La parashà inizia con queste parole: “Moshè parlò ai capi delle tribù dei figli d’Israele dicendo: questa è la parola che l’Eterno ha comandato. Chi farà un voto all’Eterno o pronuncerà un giuramento per sottoporsi a un divieto, non dovrà violare la propria parola, ma dovrà fare tutto quello che ha detto” (Bemidbàr, 30: 2-3). L’inizio di questa parashà si contraddistingue dalle altre dal fatto che è specificato che Moshè si rivolse ai capi tribù. Qual è il motivo di questo cambiamento?
Rashì (Troyes, 1040-1105) commenta che Moshè volle onorare i capi tribù insegnando loro queste regole prima di farlo con il popolo d’Israele. Questo comportamento avvenne anche nelle altre occasioni in cui Moshè insegnò delle nuove mitzvòt al popolo. Il motivo per cui la cosa viene sottolineata in questa parashà è per insegnare che l’annullamento dei voti può essere fatto da un dayàn (giudice) esperto [come lo erano i capi tribù].
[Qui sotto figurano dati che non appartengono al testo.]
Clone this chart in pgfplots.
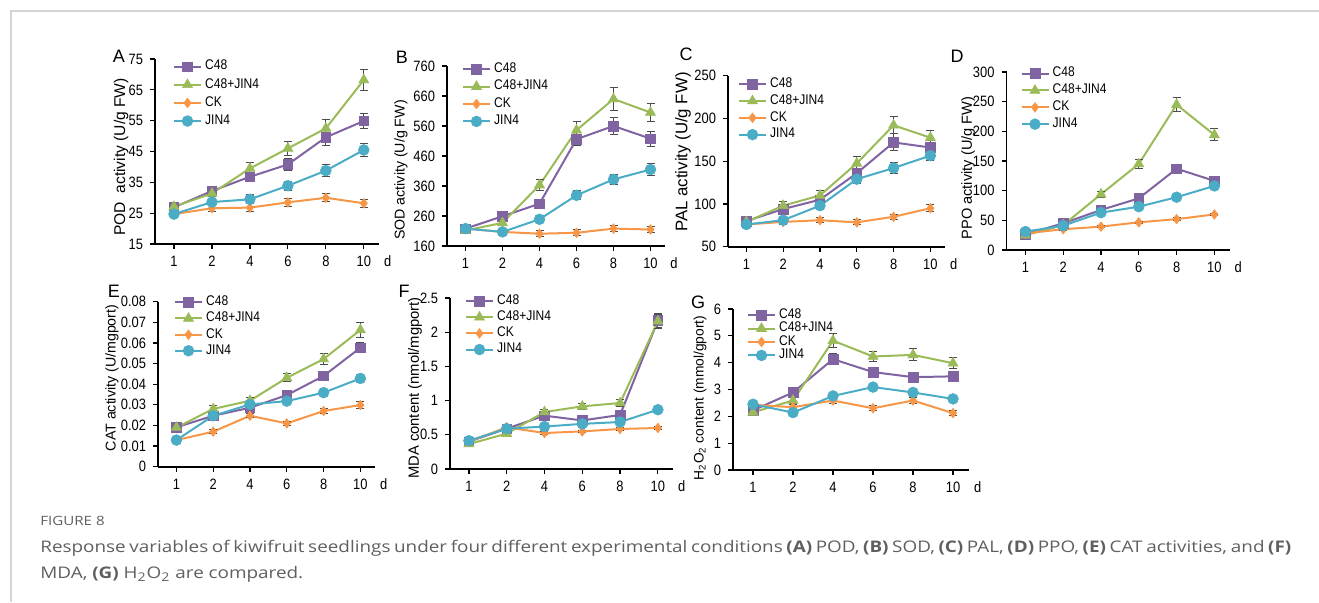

Il Nachmanide (Girona, 1194-1270, Acco) ha un’altra spiegazione. Egli spiega che questa sezione che tratta dei voti segue la parashà precedente di Pinechàs perché anche in quella parashà si parla di persone che facevano voti di portare dei sacrifici.
R. Eli’ezer Ashkenazi (Italia, 1512-1585, Cracovia) che fu rav a Cremona, nella sua opera Ma’asè Hashem scrive di non essere è soddisfatto delle due spiegazioni precedenti. Egli afferma che non c’è dubbio che tutti gli insegnamenti di Moshè furono presentati prima ai capi tribù e poi a tutto Israele. La Torà lo ha messo in evidenza solo in questa parashà per via del fatto che nella parashà precedente viene raccontato dello scandalo causato da Zimrì, capo di una casato della tribù di Shim’òn. Quando Moshè venne a sapere che degli uomini israeliti avevano “familiarizzato” con le figlie di Moàv e come conseguenza avevano anche commesso idolatria servendo il Ba’al Pe’or (Belfagor in italiano), egli aveva dato ordine ai giudici d’Israele di punirli per quello che avevano fatto. Proprio in quell’occasione Zimrì si era presentato davanti a Moshè con una principessa midianita, facendo così sapere pubblicamente che l’aveva presa come convivente. Rashì cita un passo midrashico del Talmud (Sanhedrìn, 82) dove viene raccontato che Zimrì rivolgendovi a Moshè gli aveva chiesto: “Questa donna è permessa o è proibita”? E se mi dici che mi è proibita, chi ti ha permesso di sposare Tzipporà figlia di Yitrò? Di fronte a questo scandalo pubblico Pinechàs fece giustizia, uccidendo Zimrì e la sua amante colti “in flagrante delicto”.
R. Ashkenazi spiega quindi che in questa parashà viene sottolineato che Moshè parlò ai capi tribù per fare loro sapere che Zimrì aveva torto. Tzipporà figlia di Yitrò era permessa a Moshè perché egli la sposò prima di ricevere la Torà al Monte Sinai. Solo dopo aver ricevuto le mitzvòt al Monte Sinai divenne proibito sposare una donna non ebrea. E poiché Zimrì era un capo nella sua tribù, in questa parashà viene sottolineato che l’insegnamento fu dato ai capi tribù come avvertimento. Un esempio simile è l’insegnamento dato proprio ad Aharon di non entrare nel santuario senza autorizzazione, dopo la morte dei figli Nadav e Avihu che erano morti per esservi entrati senza un comando divino (Vaykrà, 16:2). R. Ashkenazi nel suo commento accenna a un principio assai importante. Noi osserviamo le mitzvòt perché le accettammo al Monte Sinai. La mitzvà della milà è raccontata nella Torà nel libro di Bereshìt (17:9-15) e così pure la proibizione di mangiare la parte dell’animale con il nervo sciatico (ibid., 32:33). Tuttavia l’obbligo di osservare queste mitzvòt iniziò con il Monte Sinai. Così anche solo quando ci venne data la Torà fu proibito il matrimonio con non ebrei, come è scritto: “Non farete matrimoni con loro; la tua figlia non darai al loro figlio e la loro figlia non prenderai per tuo figlio” (Devarìm, 7:5).